** Begin **

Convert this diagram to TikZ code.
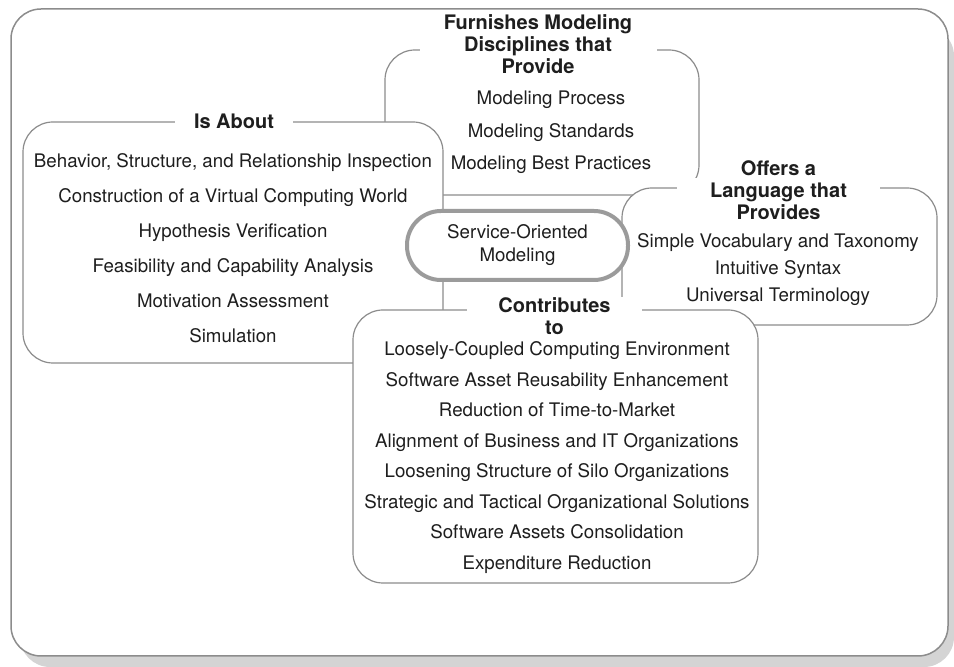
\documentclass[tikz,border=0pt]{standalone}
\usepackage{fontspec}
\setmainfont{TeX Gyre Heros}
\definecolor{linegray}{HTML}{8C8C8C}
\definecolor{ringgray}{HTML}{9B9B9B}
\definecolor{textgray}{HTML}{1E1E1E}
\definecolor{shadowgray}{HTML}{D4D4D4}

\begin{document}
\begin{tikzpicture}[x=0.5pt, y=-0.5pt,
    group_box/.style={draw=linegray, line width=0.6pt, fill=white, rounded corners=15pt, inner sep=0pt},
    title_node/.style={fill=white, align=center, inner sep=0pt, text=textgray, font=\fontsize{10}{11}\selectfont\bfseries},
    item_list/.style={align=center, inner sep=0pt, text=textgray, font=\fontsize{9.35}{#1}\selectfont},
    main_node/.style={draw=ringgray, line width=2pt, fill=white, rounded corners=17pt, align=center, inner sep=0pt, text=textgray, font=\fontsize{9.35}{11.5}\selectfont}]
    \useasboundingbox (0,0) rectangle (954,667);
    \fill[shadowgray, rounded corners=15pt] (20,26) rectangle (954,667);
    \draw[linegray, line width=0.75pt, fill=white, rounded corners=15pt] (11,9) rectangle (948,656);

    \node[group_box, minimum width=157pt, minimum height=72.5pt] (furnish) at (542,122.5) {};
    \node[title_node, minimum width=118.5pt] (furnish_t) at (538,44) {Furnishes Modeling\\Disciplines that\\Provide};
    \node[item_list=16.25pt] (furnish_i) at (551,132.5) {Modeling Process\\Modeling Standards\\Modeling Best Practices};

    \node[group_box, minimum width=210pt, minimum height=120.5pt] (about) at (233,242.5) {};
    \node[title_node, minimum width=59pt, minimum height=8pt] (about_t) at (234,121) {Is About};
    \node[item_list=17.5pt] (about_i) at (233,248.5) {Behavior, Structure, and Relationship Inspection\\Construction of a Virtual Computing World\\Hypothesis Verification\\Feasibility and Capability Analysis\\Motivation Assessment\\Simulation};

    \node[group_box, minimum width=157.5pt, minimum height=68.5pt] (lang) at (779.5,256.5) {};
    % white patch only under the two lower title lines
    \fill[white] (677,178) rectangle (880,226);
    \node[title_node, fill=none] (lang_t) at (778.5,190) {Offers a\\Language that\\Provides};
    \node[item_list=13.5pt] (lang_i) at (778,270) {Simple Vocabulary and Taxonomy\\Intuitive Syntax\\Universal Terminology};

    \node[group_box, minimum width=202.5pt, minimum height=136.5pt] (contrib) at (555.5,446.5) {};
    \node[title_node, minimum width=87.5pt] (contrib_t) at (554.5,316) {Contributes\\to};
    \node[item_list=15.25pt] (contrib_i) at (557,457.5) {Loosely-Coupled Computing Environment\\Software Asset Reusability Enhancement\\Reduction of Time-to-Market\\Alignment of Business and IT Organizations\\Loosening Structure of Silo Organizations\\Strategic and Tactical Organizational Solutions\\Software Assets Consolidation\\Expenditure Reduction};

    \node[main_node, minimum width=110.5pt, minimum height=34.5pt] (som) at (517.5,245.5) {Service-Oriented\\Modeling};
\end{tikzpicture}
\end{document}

** End **

→ EXERCISE INSTRUCTIONS:
Write the material out again exactly as it appears, dropping the pictures.

→ THE REPLY:
Convert this diagram to TikZ code.
\documentclass[tikz,border=0pt]{standalone}
\usepackage{fontspec}
\setmainfont{TeX Gyre Heros}
\definecolor{linegray}{HTML}{8C8C8C}
\definecolor{ringgray}{HTML}{9B9B9B}
\definecolor{textgray}{HTML}{1E1E1E}
\definecolor{shadowgray}{HTML}{D4D4D4}

\begin{document}
\begin{tikzpicture}[x=0.5pt, y=-0.5pt,
    group_box/.style={draw=linegray, line width=0.6pt, fill=white, rounded corners=15pt, inner sep=0pt},
    title_node/.style={fill=white, align=center, inner sep=0pt, text=textgray, font=\fontsize{10}{11}\selectfont\bfseries},
    item_list/.style={align=center, inner sep=0pt, text=textgray, font=\fontsize{9.35}{#1}\selectfont},
    main_node/.style={draw=ringgray, line width=2pt, fill=white, rounded corners=17pt, align=center, inner sep=0pt, text=textgray, font=\fontsize{9.35}{11.5}\selectfont}]
    \useasboundingbox (0,0) rectangle (954,667);
    \fill[shadowgray, rounded corners=15pt] (20,26) rectangle (954,667);
    \draw[linegray, line width=0.75pt, fill=white, rounded corners=15pt] (11,9) rectangle (948,656);

    \node[group_box, minimum width=157pt, minimum height=72.5pt] (furnish) at (542,122.5) {};
    \node[title_node, minimum width=118.5pt] (furnish_t) at (538,44) {Furnishes Modeling\\Disciplines that\\Provide};
    \node[item_list=16.25pt] (furnish_i) at (551,132.5) {Modeling Process\\Modeling Standards\\Modeling Best Practices};

    \node[group_box, minimum width=210pt, minimum height=120.5pt] (about) at (233,242.5) {};
    \node[title_node, minimum width=59pt, minimum height=8pt] (about_t) at (234,121) {Is About};
    \node[item_list=17.5pt] (about_i) at (233,248.5) {Behavior, Structure, and Relationship Inspection\\Construction of a Virtual Computing World\\Hypothesis Verification\\Feasibility and Capability Analysis\\Motivation Assessment\\Simulation};

    \node[group_box, minimum width=157.5pt, minimum height=68.5pt] (lang) at (779.5,256.5) {};
    % white patch only under the two lower title lines
    \fill[white] (677,178) rectangle (880,226);
    \node[title_node, fill=none] (lang_t) at (778.5,190) {Offers a\\Language that\\Provides};
    \node[item_list=13.5pt] (lang_i) at (778,270) {Simple Vocabulary and Taxonomy\\Intuitive Syntax\\Universal Terminology};

    \node[group_box, minimum width=202.5pt, minimum height=136.5pt] (contrib) at (555.5,446.5) {};
    \node[title_node, minimum width=87.5pt] (contrib_t) at (554.5,316) {Contributes\\to};
    \node[item_list=15.25pt] (contrib_i) at (557,457.5) {Loosely-Coupled Computing Environment\\Software Asset Reusability Enhancement\\Reduction of Time-to-Market\\Alignment of Business and IT Organizations\\Loosening Structure of Silo Organizations\\Strategic and Tactical Organizational Solutions\\Software Assets Consolidation\\Expenditure Reduction};

    \node[main_node, minimum width=110.5pt, minimum height=34.5pt] (som) at (517.5,245.5) {Service-Oriented\\Modeling};
\end{tikzpicture}
\end{document}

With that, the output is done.